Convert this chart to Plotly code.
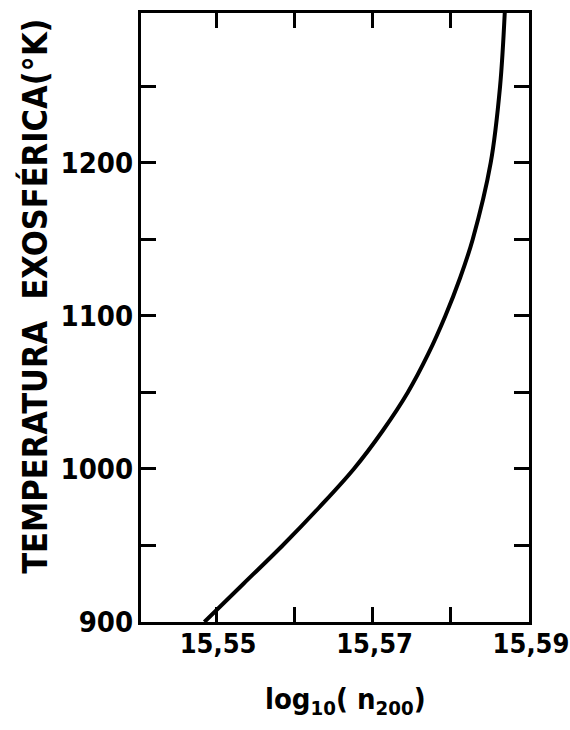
import plotly.graph_objects as go

# Exospheric temperature vs. log10 of the 200 km density
temperatura = [900, 925, 950, 975, 1000, 1025, 1050, 1075, 1100, 1125, 1150, 1200, 1250, 1298]
log_n200 = [15.5485, 15.5535, 15.5585, 15.5632, 15.5676, 15.5713, 15.5745, 15.5771,
            15.5793, 15.5812, 15.5828, 15.5851, 15.5863, 15.5869]

x_tickvals = [15.55, 15.56, 15.57, 15.58, 15.59]
x_ticktext = ["15,55", "", "15,57", "", "15,59"]
y_tickvals = [900, 950, 1000, 1050, 1100, 1150, 1200, 1250]
y_ticktext = ["900", "", "1000", "", "1100", "", "1200", ""]

FONT = "DejaVu Sans Condensed, DejaVu Sans, sans-serif"

fig = go.Figure(
    go.Scatter(
        x=log_n200, y=temperatura, mode="lines",
        line=dict(color="black", width=4, shape="spline", smoothing=1.0),
        hoverinfo="skip",
    )
)

axis_common = dict(
    showline=True, linecolor="black", linewidth=3, mirror="ticks",
    ticks="inside", ticklen=15, tickwidth=3, tickcolor="black",
    showgrid=False, zeroline=False, automargin=False,
    ticklabeloverflow="allow",
)

fig.update_xaxes(
    range=[15.5404, 15.59], tickvals=x_tickvals, ticktext=x_ticktext,
    ticklabelstandoff=-4, ticklabelshift=2,
    tickfont=dict(family=FONT, size=27, color="black", weight="bold"),
    **axis_common,
)
fig.update_yaxes(
    range=[900, 1298], tickvals=y_tickvals, ticktext=y_ticktext,
    ticklabelstandoff=-1,
    tickfont=dict(family=FONT, size=29, color="black", weight="bold"),
    **axis_common,
)

# Axis titles placed as annotations
fig.add_annotation(
    text="TEMPERATURA  EXOSFÉRICA(°K)", textangle=-90,
    xref="paper", yref="paper", x=-0.273, y=0.534,
    xanchor="center", yanchor="middle", showarrow=False,
    font=dict(family=FONT, size=34, color="black", weight="bold"),
)
fig.add_annotation(
    text="log<sub>10</sub>( n<sub>200</sub>)",
    xref="paper", yref="paper", x=0.528, y=-0.13,
    xanchor="center", yanchor="middle", showarrow=False,
    font=dict(family=FONT, size=29, color="black", weight="bold"),
)

fig.update_layout(
    width=570, height=730,
    margin=dict(l=141, r=41, t=13, b=108),
    paper_bgcolor="white", plot_bgcolor="white",
    showlegend=False,
)

fig.write_html("out.html")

####################

--- WHAT THE EXERCISE ASKS ---
Repeat verbatim all the material, but not the pictures.

--- THE RESPONSE ---
Convert this chart to Plotly code.
import plotly.graph_objects as go

# Exospheric temperature vs. log10 of the 200 km density
temperatura = [900, 925, 950, 975, 1000, 1025, 1050, 1075, 1100, 1125, 1150, 1200, 1250, 1298]
log_n200 = [15.5485, 15.5535, 15.5585, 15.5632, 15.5676, 15.5713, 15.5745, 15.5771,
            15.5793, 15.5812, 15.5828, 15.5851, 15.5863, 15.5869]

x_tickvals = [15.55, 15.56, 15.57, 15.58, 15.59]
x_ticktext = ["15,55", "", "15,57", "", "15,59"]
y_tickvals = [900, 950, 1000, 1050, 1100, 1150, 1200, 1250]
y_ticktext = ["900", "", "1000", "", "1100", "", "1200", ""]

FONT = "DejaVu Sans Condensed, DejaVu Sans, sans-serif"

fig = go.Figure(
    go.Scatter(
        x=log_n200, y=temperatura, mode="lines",
        line=dict(color="black", width=4, shape="spline", smoothing=1.0),
        hoverinfo="skip",
    )
)

axis_common = dict(
    showline=True, linecolor="black", linewidth=3, mirror="ticks",
    ticks="inside", ticklen=15, tickwidth=3, tickcolor="black",
    showgrid=False, zeroline=False, automargin=False,
    ticklabeloverflow="allow",
)

fig.update_xaxes(
    range=[15.5404, 15.59], tickvals=x_tickvals, ticktext=x_ticktext,
    ticklabelstandoff=-4, ticklabelshift=2,
    tickfont=dict(family=FONT, size=27, color="black", weight="bold"),
    **axis_common,
)
fig.update_yaxes(
    range=[900, 1298], tickvals=y_tickvals, ticktext=y_ticktext,
    ticklabelstandoff=-1,
    tickfont=dict(family=FONT, size=29, color="black", weight="bold"),
    **axis_common,
)

# Axis titles placed as annotations
fig.add_annotation(
    text="TEMPERATURA  EXOSFÉRICA(°K)", textangle=-90,
    xref="paper", yref="paper", x=-0.273, y=0.534,
    xanchor="center", yanchor="middle", showarrow=False,
    font=dict(family=FONT, size=34, color="black", weight="bold"),
)
fig.add_annotation(
    text="log<sub>10</sub>( n<sub>200</sub>)",
    xref="paper", yref="paper", x=0.528, y=-0.13,
    xanchor="center", yanchor="middle", showarrow=False,
    font=dict(family=FONT, size=29, color="black", weight="bold"),
)

fig.update_layout(
    width=570, height=730,
    margin=dict(l=141, r=41, t=13, b=108),
    paper_bgcolor="white", plot_bgcolor="white",
    showlegend=False,
)

fig.write_html("out.html")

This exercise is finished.